╭─ Supplied information
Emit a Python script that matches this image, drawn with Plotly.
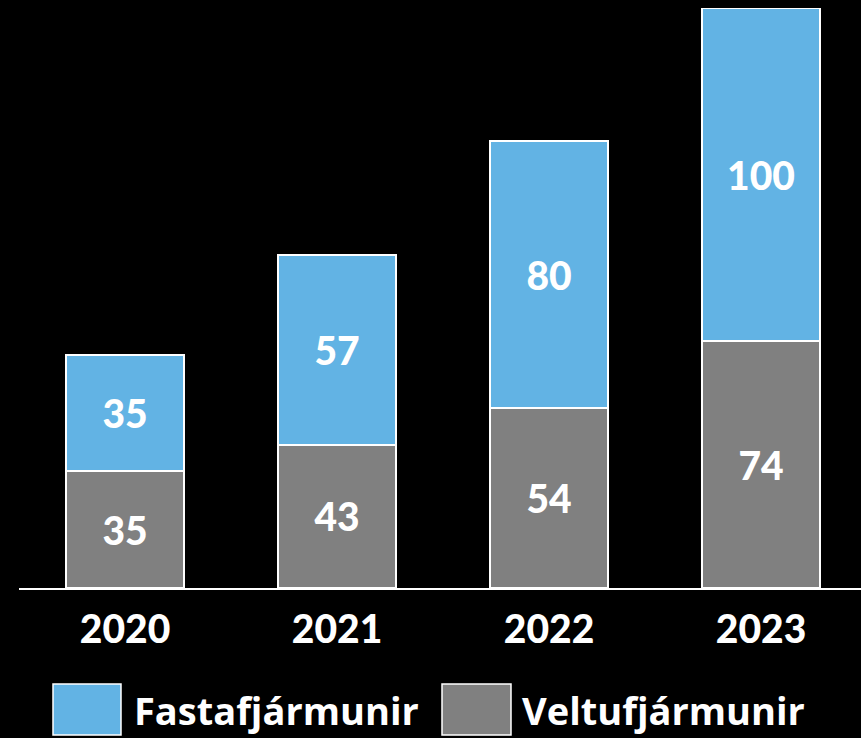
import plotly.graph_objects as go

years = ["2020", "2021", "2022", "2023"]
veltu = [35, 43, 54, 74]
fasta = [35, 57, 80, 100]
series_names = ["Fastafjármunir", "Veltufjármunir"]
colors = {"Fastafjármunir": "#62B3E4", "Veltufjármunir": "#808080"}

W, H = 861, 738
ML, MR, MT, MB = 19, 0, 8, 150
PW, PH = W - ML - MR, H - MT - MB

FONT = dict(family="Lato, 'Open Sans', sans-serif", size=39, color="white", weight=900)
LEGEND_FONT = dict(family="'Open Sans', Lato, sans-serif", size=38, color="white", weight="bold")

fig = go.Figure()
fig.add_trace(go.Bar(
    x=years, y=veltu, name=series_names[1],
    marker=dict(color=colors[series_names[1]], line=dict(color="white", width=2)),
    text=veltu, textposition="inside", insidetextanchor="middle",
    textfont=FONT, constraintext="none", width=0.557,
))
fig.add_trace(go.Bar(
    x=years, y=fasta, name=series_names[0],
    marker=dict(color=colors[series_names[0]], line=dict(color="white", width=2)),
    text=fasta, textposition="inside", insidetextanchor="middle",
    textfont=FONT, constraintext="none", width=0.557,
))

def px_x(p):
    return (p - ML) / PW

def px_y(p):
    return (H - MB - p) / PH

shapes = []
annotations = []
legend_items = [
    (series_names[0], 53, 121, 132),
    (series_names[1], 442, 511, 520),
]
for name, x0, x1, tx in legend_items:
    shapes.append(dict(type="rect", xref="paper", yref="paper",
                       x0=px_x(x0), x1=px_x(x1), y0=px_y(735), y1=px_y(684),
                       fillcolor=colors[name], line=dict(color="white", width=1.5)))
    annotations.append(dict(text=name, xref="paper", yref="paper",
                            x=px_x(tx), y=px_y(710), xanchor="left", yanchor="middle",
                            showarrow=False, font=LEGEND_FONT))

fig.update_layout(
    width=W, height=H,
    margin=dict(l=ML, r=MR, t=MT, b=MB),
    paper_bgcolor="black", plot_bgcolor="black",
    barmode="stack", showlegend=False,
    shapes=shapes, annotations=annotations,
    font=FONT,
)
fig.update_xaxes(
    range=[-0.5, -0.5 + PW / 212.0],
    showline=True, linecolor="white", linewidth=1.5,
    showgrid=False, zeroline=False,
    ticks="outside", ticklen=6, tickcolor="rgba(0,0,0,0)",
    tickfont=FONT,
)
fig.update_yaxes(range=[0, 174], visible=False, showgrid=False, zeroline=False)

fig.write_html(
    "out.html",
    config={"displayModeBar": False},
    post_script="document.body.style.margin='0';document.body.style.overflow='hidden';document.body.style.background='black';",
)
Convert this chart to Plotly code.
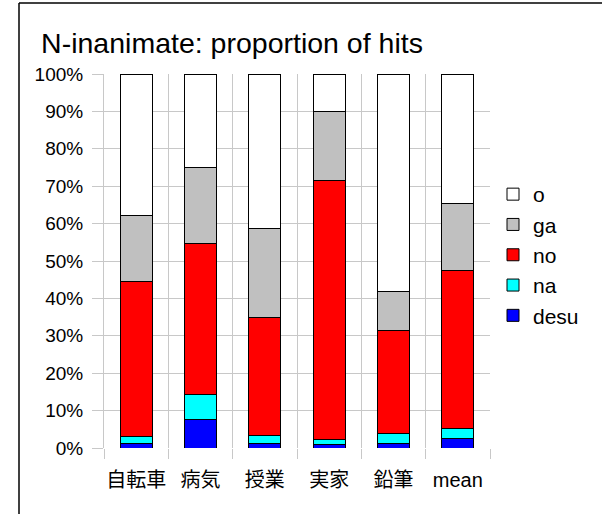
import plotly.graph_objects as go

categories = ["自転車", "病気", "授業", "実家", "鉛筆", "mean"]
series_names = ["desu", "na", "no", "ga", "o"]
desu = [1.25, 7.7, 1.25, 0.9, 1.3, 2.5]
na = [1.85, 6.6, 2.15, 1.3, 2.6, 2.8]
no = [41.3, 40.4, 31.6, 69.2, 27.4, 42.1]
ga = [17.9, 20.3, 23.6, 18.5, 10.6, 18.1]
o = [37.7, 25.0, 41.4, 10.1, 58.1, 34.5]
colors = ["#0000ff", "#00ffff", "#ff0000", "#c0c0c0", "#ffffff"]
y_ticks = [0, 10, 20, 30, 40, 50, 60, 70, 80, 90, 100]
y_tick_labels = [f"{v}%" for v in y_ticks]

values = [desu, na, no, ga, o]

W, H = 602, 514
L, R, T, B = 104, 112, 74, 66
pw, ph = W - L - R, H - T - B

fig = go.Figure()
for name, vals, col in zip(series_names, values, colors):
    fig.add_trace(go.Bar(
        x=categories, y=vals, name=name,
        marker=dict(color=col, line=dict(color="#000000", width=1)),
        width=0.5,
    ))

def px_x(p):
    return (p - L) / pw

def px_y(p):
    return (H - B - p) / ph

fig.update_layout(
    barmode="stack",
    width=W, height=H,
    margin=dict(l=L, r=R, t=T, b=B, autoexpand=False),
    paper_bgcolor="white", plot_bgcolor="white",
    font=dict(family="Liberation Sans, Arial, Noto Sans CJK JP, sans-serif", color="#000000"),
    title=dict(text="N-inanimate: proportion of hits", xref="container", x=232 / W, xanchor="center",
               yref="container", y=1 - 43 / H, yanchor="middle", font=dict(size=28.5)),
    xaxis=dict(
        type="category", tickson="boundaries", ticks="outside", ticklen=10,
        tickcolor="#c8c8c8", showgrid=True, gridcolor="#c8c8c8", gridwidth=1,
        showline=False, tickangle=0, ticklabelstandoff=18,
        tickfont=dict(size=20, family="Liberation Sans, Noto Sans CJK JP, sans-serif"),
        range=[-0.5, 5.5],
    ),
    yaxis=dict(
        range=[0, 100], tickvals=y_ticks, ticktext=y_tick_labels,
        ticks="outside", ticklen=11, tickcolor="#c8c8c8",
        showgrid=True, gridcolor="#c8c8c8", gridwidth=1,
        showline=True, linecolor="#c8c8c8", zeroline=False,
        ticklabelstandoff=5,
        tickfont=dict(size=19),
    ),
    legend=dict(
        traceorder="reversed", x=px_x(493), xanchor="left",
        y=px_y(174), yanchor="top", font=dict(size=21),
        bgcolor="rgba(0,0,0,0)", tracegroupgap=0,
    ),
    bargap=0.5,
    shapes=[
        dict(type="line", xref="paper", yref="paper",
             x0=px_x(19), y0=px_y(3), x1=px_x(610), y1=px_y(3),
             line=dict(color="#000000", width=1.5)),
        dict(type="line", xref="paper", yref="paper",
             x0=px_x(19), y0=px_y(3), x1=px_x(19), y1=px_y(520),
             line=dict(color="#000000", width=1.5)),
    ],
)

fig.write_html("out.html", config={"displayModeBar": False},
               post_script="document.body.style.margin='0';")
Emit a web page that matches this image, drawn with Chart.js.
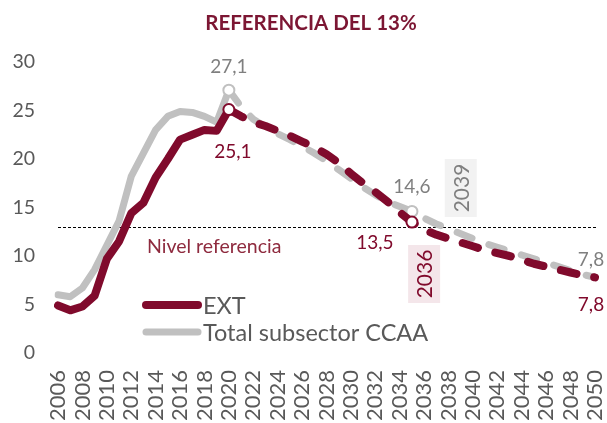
╰─
• [Work required]: Retype the whole listing, keeping every line identical and omitting all pictures.

• [Response to the exercise]:
Emit a Python script that matches this image, drawn with Plotly.
import plotly.graph_objects as go

years = ["2020", "2021", "2022", "2023"]
veltu = [35, 43, 54, 74]
fasta = [35, 57, 80, 100]
series_names = ["Fastafjármunir", "Veltufjármunir"]
colors = {"Fastafjármunir": "#62B3E4", "Veltufjármunir": "#808080"}

W, H = 861, 738
ML, MR, MT, MB = 19, 0, 8, 150
PW, PH = W - ML - MR, H - MT - MB

FONT = dict(family="Lato, 'Open Sans', sans-serif", size=39, color="white", weight=900)
LEGEND_FONT = dict(family="'Open Sans', Lato, sans-serif", size=38, color="white", weight="bold")

fig = go.Figure()
fig.add_trace(go.Bar(
    x=years, y=veltu, name=series_names[1],
    marker=dict(color=colors[series_names[1]], line=dict(color="white", width=2)),
    text=veltu, textposition="inside", insidetextanchor="middle",
    textfont=FONT, constraintext="none", width=0.557,
))
fig.add_trace(go.Bar(
    x=years, y=fasta, name=series_names[0],
    marker=dict(color=colors[series_names[0]], line=dict(color="white", width=2)),
    text=fasta, textposition="inside", insidetextanchor="middle",
    textfont=FONT, constraintext="none", width=0.557,
))

def px_x(p):
    return (p - ML) / PW

def px_y(p):
    return (H - MB - p) / PH

shapes = []
annotations = []
legend_items = [
    (series_names[0], 53, 121, 132),
    (series_names[1], 442, 511, 520),
]
for name, x0, x1, tx in legend_items:
    shapes.append(dict(type="rect", xref="paper", yref="paper",
                       x0=px_x(x0), x1=px_x(x1), y0=px_y(735), y1=px_y(684),
                       fillcolor=colors[name], line=dict(color="white", width=1.5)))
    annotations.append(dict(text=name, xref="paper", yref="paper",
                            x=px_x(tx), y=px_y(710), xanchor="left", yanchor="middle",
                            showarrow=False, font=LEGEND_FONT))

fig.update_layout(
    width=W, height=H,
    margin=dict(l=ML, r=MR, t=MT, b=MB),
    paper_bgcolor="black", plot_bgcolor="black",
    barmode="stack", showlegend=False,
    shapes=shapes, annotations=annotations,
    font=FONT,
)
fig.update_xaxes(
    range=[-0.5, -0.5 + PW / 212.0],
    showline=True, linecolor="white", linewidth=1.5,
    showgrid=False, zeroline=False,
    ticks="outside", ticklen=6, tickcolor="rgba(0,0,0,0)",
    tickfont=FONT,
)
fig.update_yaxes(range=[0, 174], visible=False, showgrid=False, zeroline=False)

fig.write_html(
    "out.html",
    config={"displayModeBar": False},
    post_script="document.body.style.margin='0';document.body.style.overflow='hidden';document.body.style.background='black';",
)
Convert this chart to Plotly code.
import plotly.graph_objects as go

categories = ["自転車", "病気", "授業", "実家", "鉛筆", "mean"]
series_names = ["desu", "na", "no", "ga", "o"]
desu = [1.25, 7.7, 1.25, 0.9, 1.3, 2.5]
na = [1.85, 6.6, 2.15, 1.3, 2.6, 2.8]
no = [41.3, 40.4, 31.6, 69.2, 27.4, 42.1]
ga = [17.9, 20.3, 23.6, 18.5, 10.6, 18.1]
o = [37.7, 25.0, 41.4, 10.1, 58.1, 34.5]
colors = ["#0000ff", "#00ffff", "#ff0000", "#c0c0c0", "#ffffff"]
y_ticks = [0, 10, 20, 30, 40, 50, 60, 70, 80, 90, 100]
y_tick_labels = [f"{v}%" for v in y_ticks]

values = [desu, na, no, ga, o]

W, H = 602, 514
L, R, T, B = 104, 112, 74, 66
pw, ph = W - L - R, H - T - B

fig = go.Figure()
for name, vals, col in zip(series_names, values, colors):
    fig.add_trace(go.Bar(
        x=categories, y=vals, name=name,
        marker=dict(color=col, line=dict(color="#000000", width=1)),
        width=0.5,
    ))

def px_x(p):
    return (p - L) / pw

def px_y(p):
    return (H - B - p) / ph

fig.update_layout(
    barmode="stack",
    width=W, height=H,
    margin=dict(l=L, r=R, t=T, b=B, autoexpand=False),
    paper_bgcolor="white", plot_bgcolor="white",
    font=dict(family="Liberation Sans, Arial, Noto Sans CJK JP, sans-serif", color="#000000"),
    title=dict(text="N-inanimate: proportion of hits", xref="container", x=232 / W, xanchor="center",
               yref="container", y=1 - 43 / H, yanchor="middle", font=dict(size=28.5)),
    xaxis=dict(
        type="category", tickson="boundaries", ticks="outside", ticklen=10,
        tickcolor="#c8c8c8", showgrid=True, gridcolor="#c8c8c8", gridwidth=1,
        showline=False, tickangle=0, ticklabelstandoff=18,
        tickfont=dict(size=20, family="Liberation Sans, Noto Sans CJK JP, sans-serif"),
        range=[-0.5, 5.5],
    ),
    yaxis=dict(
        range=[0, 100], tickvals=y_ticks, ticktext=y_tick_labels,
        ticks="outside", ticklen=11, tickcolor="#c8c8c8",
        showgrid=True, gridcolor="#c8c8c8", gridwidth=1,
        showline=True, linecolor="#c8c8c8", zeroline=False,
        ticklabelstandoff=5,
        tickfont=dict(size=19),
    ),
    legend=dict(
        traceorder="reversed", x=px_x(493), xanchor="left",
        y=px_y(174), yanchor="top", font=dict(size=21),
        bgcolor="rgba(0,0,0,0)", tracegroupgap=0,
    ),
    bargap=0.5,
    shapes=[
        dict(type="line", xref="paper", yref="paper",
             x0=px_x(19), y0=px_y(3), x1=px_x(610), y1=px_y(3),
             line=dict(color="#000000", width=1.5)),
        dict(type="line", xref="paper", yref="paper",
             x0=px_x(19), y0=px_y(3), x1=px_x(19), y1=px_y(520),
             line=dict(color="#000000", width=1.5)),
    ],
)

fig.write_html("out.html", config={"displayModeBar": False},
               post_script="document.body.style.margin='0';")
Emit a web page that matches this image, drawn with Chart.js.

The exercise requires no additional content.